A pivotal incident occurs when Shahroz harasses Aiman, an event that sets off a chain reaction affecting all involved. Rahim's internal struggle between family loyalty and moral integrity intensifies, especially as his mother, Afiya, consistently defends Shahroz's actions, highlighting the family's complex dynamics.

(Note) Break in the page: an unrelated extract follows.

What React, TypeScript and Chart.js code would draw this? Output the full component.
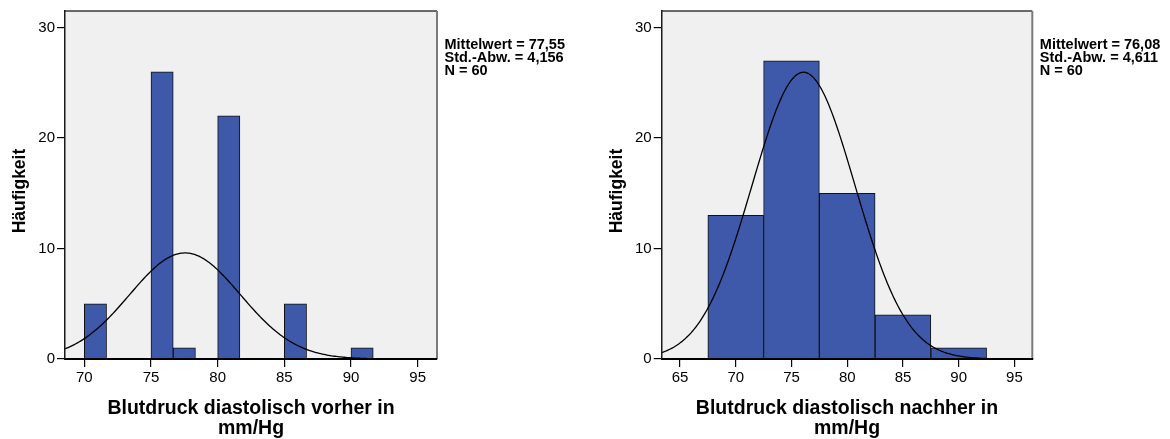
import React, { useEffect, useRef } from 'react';
import { Chart, registerables } from 'chart.js';

Chart.register(...registerables);

// ---------- data ----------
const LEFT_BIN_CENTERS = [70.833, 75.833, 77.5, 80.833, 85.833, 90.833];
const LEFT_COUNTS = [5, 26, 1, 22, 5, 1];
const LEFT_BIN_WIDTH = 5 / 3;
const LEFT_MEAN = 77.55;
const LEFT_SD = 4.156;
const LEFT_N = 60;
const LEFT_X_TICKS = [70, 75, 80, 85, 90, 95];
const LEFT_X_RANGE = [68.55, 96.45];
const LEFT_STATS = ['Mittelwert = 77,55', 'Std.-Abw. = 4,156', 'N = 60'];
const LEFT_TITLE = ['Blutdruck diastolisch vorher in', 'mm/Hg'];

const RIGHT_BIN_CENTERS = [70, 75, 80, 85, 90];
const RIGHT_COUNTS = [13, 27, 15, 4, 1];
const RIGHT_BIN_WIDTH = 5;
const RIGHT_MEAN = 76.08;
const RIGHT_SD = 4.611;
const RIGHT_N = 60;
const RIGHT_X_TICKS = [65, 70, 75, 80, 85, 90, 95];
const RIGHT_X_RANGE = [63.36, 96.6];
const RIGHT_STATS = ['Mittelwert = 76,08', 'Std.-Abw. = 4,611', 'N = 60'];
const RIGHT_TITLE = ['Blutdruck diastolisch nachher in', 'mm/Hg'];

const Y_TICKS = [0, 10, 20, 30];
const Y_MAX = 31.5;
const Y_TITLE = 'Häufigkeit';

// ---------- helpers ----------
const FONT = '"Liberation Sans", Arial, Helvetica, sans-serif';
const BAR_COLOR = '#3e59a9';

// normal curve overlay defined by the displayed mean / sd / N
function normalCurve(mean: number, sd: number, n: number, binWidth: number, range: number[]) {
  const pts: { x: number; y: number }[] = [];
  const steps = 240;
  for (let i = 0; i <= steps; i++) {
    const x = range[0] + ((range[1] - range[0]) * i) / steps;
    const z = (x - mean) / sd;
    const y = (n * binWidth) / (sd * Math.sqrt(2 * Math.PI)) * Math.exp(-0.5 * z * z);
    pts.push({ x, y });
  }
  return pts;
}

const framePlugin = {
  id: 'frame',
  beforeDraw(chart: any) {
    const { ctx, chartArea: a } = chart;
    ctx.save();
    ctx.fillStyle = '#f0f0f0';
    ctx.fillRect(a.left, a.top, a.right - a.left, a.bottom - a.top);
    ctx.restore();
  },
  afterDatasetsDraw(chart: any) {
    const { ctx, chartArea: a } = chart;
    ctx.save();
    ctx.lineWidth = 1.5;
    ctx.strokeStyle = '#3a3a3a';
    ctx.beginPath();
    ctx.moveTo(a.left, a.top);
    ctx.lineTo(a.right, a.top);
    ctx.stroke();
    ctx.lineWidth = 2;
    ctx.strokeStyle = '#7a7a7a';
    ctx.beginPath();
    ctx.moveTo(a.right, a.top);
    ctx.lineTo(a.right, a.bottom);
    ctx.stroke();
    ctx.restore();
  },
};

function textPlugin(lines: string[], yTitleX: number) {
  return {
    id: 'texts',
    afterDraw(chart: any) {
      const { ctx, chartArea: a } = chart;
      ctx.save();
      ctx.font = `bold 14.5px ${FONT}`;
      ctx.fillStyle = '#000';
      ctx.textBaseline = 'middle';
      ctx.textAlign = 'left';
      lines.forEach((t, i) => {
        ctx.fillText(t, a.right + 7.5, a.top + 34 + i * 13);
      });
      // y-axis title
      ctx.font = `bold 17.5px ${FONT}`;
      ctx.textAlign = 'center';
      ctx.translate(yTitleX, 191);
      ctx.rotate(-Math.PI / 2);
      ctx.fillText(Y_TITLE, 0, 0);
      ctx.restore();
    },
  };
}

interface HistProps {
  centers: number[];
  counts: number[];
  binWidth: number;
  mean: number;
  sd: number;
  n: number;
  xTicks: number[];
  xRange: number[];
  stats: string[];
  title: string[];
  padLeft: number;
  yWidth: number;
  padRight: number;
  yTitleX: number;
  left: number;
}

function Histogram(p: HistProps) {
  const ref = useRef<HTMLCanvasElement | null>(null);
  useEffect(() => {
    if (!ref.current) return;
    const chart = new Chart(ref.current, {
      type: 'bar',
      data: {
        datasets: [
          {
            type: 'line',
            data: normalCurve(p.mean, p.sd, p.n, p.binWidth, p.xRange),
            borderColor: '#000',
            borderWidth: 1.3,
            pointRadius: 0,
            tension: 0,
            fill: false,
            order: 0,
          } as any,
          {
            type: 'bar',
            data: p.centers.map((c, i) => ({ x: c, y: p.counts[i] })),
            backgroundColor: BAR_COLOR,
            borderColor: '#111',
            borderWidth: 1,
            barPercentage: 1,
            categoryPercentage: 1,
            grouped: false,
            order: 1,
          } as any,
        ],
      },
      options: {
        responsive: false,
        animation: false,
        layout: { padding: { left: p.padLeft, right: p.padRight, top: 9, bottom: 0 } },
        plugins: { legend: { display: false }, tooltip: { enabled: false } },
        scales: {
          x: {
            type: 'linear',
            min: p.xRange[0],
            max: p.xRange[1],
            offset: false,
            afterBuildTicks: (s: any) => {
              s.ticks = p.xTicks.map((v) => ({ value: v }));
            },
            afterFit: (s: any) => {
              s.height = 80;
            },
            grid: {
              offset: false,
              drawOnChartArea: false,
              drawTicks: true,
              tickLength: 8,
              color: '#000',
              lineWidth: 1.2,
            },
            border: { display: true, color: '#000', width: 2, z: 1 },
            ticks: {
              autoSkip: false,
              maxRotation: 0,
              color: '#000',
              padding: 2,
              font: { family: FONT, size: 15 },
            },
            title: {
              display: true,
              text: p.title,
              color: '#000',
              font: { family: FONT, size: 19.5, weight: 'bold', lineHeight: 20 / 19.5 },
              padding: { top: 0, bottom: 0 },
            },
          },
          y: {
            type: 'linear',
            min: 0,
            max: Y_MAX,
            afterBuildTicks: (s: any) => {
              s.ticks = Y_TICKS.map((v) => ({ value: v }));
            },
            afterFit: (s: any) => {
              s.width = p.yWidth;
            },
            grid: {
              drawOnChartArea: false,
              drawTicks: true,
              tickLength: 8,
              color: '#000',
              lineWidth: 1.2,
            },
            border: { display: true, color: '#1a1a1a', width: 1.5, z: 1 },
            ticks: {
              color: '#000',
              padding: 2,
              font: { family: FONT, size: 15 },
            },
            title: { display: false },
          },
        },
      } as any,
      plugins: [framePlugin, textPlugin(p.stats, p.yTitleX)],
    });
    return () => chart.destroy();
  }, []);
  return (
    <canvas
      ref={ref}
      width={585}
      height={439}
      style={{ position: 'absolute', left: p.left, top: 0, width: 585, height: 439 }}
    />
  );
}

export default function App() {
  return (
    <div style={{ position: 'absolute', left: 0, top: 0, width: 1170, height: 439, background: '#fff' }}>
      <Histogram
        centers={LEFT_BIN_CENTERS}
        counts={LEFT_COUNTS}
        binWidth={LEFT_BIN_WIDTH}
        mean={LEFT_MEAN}
        sd={LEFT_SD}
        n={LEFT_N}
        xTicks={LEFT_X_TICKS}
        xRange={LEFT_X_RANGE}
        stats={LEFT_STATS}
        title={LEFT_TITLE}
        padLeft={0}
        yWidth={65}
        padRight={148}
        yTitleX={20}
        left={0}
      />
      <Histogram
        centers={RIGHT_BIN_CENTERS}
        counts={RIGHT_COUNTS}
        binWidth={RIGHT_BIN_WIDTH}
        mean={RIGHT_MEAN}
        sd={RIGHT_SD}
        n={RIGHT_N}
        xTicks={RIGHT_X_TICKS}
        xRange={RIGHT_X_RANGE}
        stats={RIGHT_STATS}
        title={RIGHT_TITLE}
        padLeft={12}
        yWidth={64.7}
        padRight={137.7}
        yTitleX={32}
        left={585}
      />
    </div>
  );
}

The storyline also introduces Maheen, Rahim's possessive fiancée, whose presence adds further tension to the evolving relationships. As secrets unravel and true intentions surface, each character is forced to confront their own beliefs, leading to transformative decisions that reshape their futures.

== Cast ==
- Sheheryar Munawar Siddiqui as Rahim Ali Nawaz - Aiman's husband; Ali and Daniya's son; Afiya's step-son; Shahroz's half-brother & Ali Jr's Father
- Ushna Shah as Aiman Rahim Nawaz (nee Hafeez) - Rahim's wife; Hafeez & Kulsoom's daughter; Nosheen & Samar's sister & Ali Jr's Mother
- Mehmood Aslam as Ali Nawaz - Daniya's ex-husband; Afiya's husband; Rahim and Shahroz's father & Ali Jr's Grandfather (Dead)
- Shuja Asad as Shahroz Ali Nawaz - Ali & Afiya's son; Rahim's half-brother (Dead)
- Mahenur Haider as Maheen Zulfiqar - Zulfiqar and Fareeda's daughter; Rahim's ex-fiancée
- Isra Ghazal as Afiya Ali Nawaz (nee Kamal) - Ali's wife; Shahroz's mother; Rahim's step-mother; Farooq & Faiza's sister
- Shabbir Jan as Mir Zulfiqar - Maheen's father; Fareeda's ex-husband
- Furqan Qureshi as Jamal Ahmad - Aiman's cousin and ex-fiancé
- Syed Mohammad Ahmed as Mohammad Hafeez - Aiman, Nosheen and Samar's father; Kulsoom's husband
- Kinza Malik as Kulsoom Hafeez - Aiman, Nosheen & Samar's mother; Hafeez's wife
- Sohail Sameer as Farooq Kamal - Afiya's brother
- Dodi Khan as Inspector Khan

== Reception ==
Gaitee Ara Siddiqi of The News International gave a mixed review of the series, with praise for the direction and the acting of almost all the actors. Saba Noor, in a mixed review Youlin, found: "While the central idea of Aye Ishq-e-Junoon follows a familiar pattern of rich versus poor, the drama manages to take a different route by focusing more on the complexities of family dynamics, rather than relying on the typical Saas Bahu (mother-in-law and daughter-in-law) drama, which often revolves around jealousy and rivalry.". Rasti Amena, of the Siasat Daily, praised the performances in a list of the most popular Pakistani shows in December 2024 and wrote "While the drama had a strong start, some recent episodes have seen a drag in the plot. Despite that, Sheheryar’s performance as Rahim Ali Nawaz has been widely praised." The performance of Usher Shah was criticised by Sadia Imam as lacking subtlety. Various viewers drew comparisons between the series and the 2023 Korean production King The Land.